By ensuring the starting liquid is stored below 10°C (50°F), the automated steaming mechanism is granted a wider temporal window. The machine requires a specific amount of time to inject sufficient steam volume to shear the macroscopic air bubbles into microscopic spheres. If the milk starts at room temperature, the thermal limit of 70°C will be reached before the mechanical shearing is complete, resulting in large, unstable, soapy bubbles that rapidly dissipate upon hitting the espresso.

When Calcium Carbonate Defeats Advanced Microprocessors

The most sophisticated fluid dynamics and precision PID temperature controllers are entirely defenseless against slow geological accumulation. The primary failure mode of any complex thermal fluid system is not electrical degradation, but mineral precipitation.

The solvent utilized in domestic brewing is rarely pure $H_2O$. Municipal tap water carries a variable payload of dissolved minerals, primarily calcium and magnesium bicarbonates. When this fluid is subjected to the intense, localized heat of a machine’s internal thermoblocks, a chemical precipitation reaction is forced. The soluble bicarbonates break down and precipitate out of the liquid as insoluble calcium carbonate ($CaCO_3$), manifesting as a hard, chalky crust known as limescale.

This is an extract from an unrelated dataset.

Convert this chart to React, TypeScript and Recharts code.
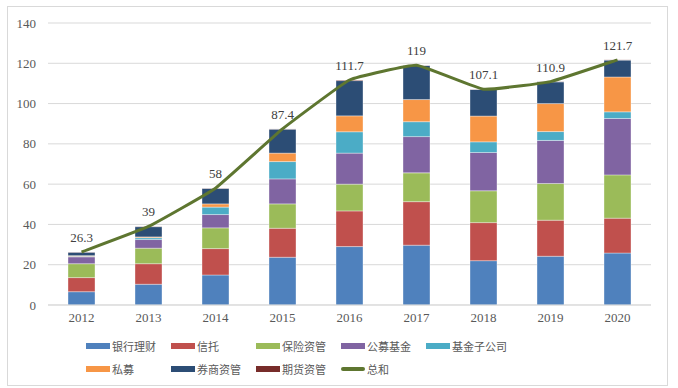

Limescale is a formidable thermal insulator. As it coats the interior walls of the heating elements, it drastically reduces the coefficient of heat transfer. The system will continue to draw wattage, but the thermal energy cannot efficiently penetrate the scale barrier. Consequently, the digital thermistors misread the fluid temperature, and the water exiting the brew group drops well below the critical 90°C threshold, silently ruining the extraction chemistry by leaving complex sugars undissolved. Furthermore, the scaling will eventually constrict internal tubing, artificially raising back-pressure until the vibratory pump stalls completely.

Preventing this catastrophic failure requires aggressive, scheduled chemical intervention. Modern interfaces enforce this reality through hard software locks. When a system calculates that a specific volume of water has been processed based on the user-programmed local water hardness, it will demand an acidic flush. The introduction of weak acids—such as citric acid or specialized commercial descaling tablets—is chemically required to dissolve the calcium carbonate matrix. Ignoring these protocols does not merely risk a poor-tasting beverage; it guarantees the eventual thermodynamic collapse of the entire engineered system.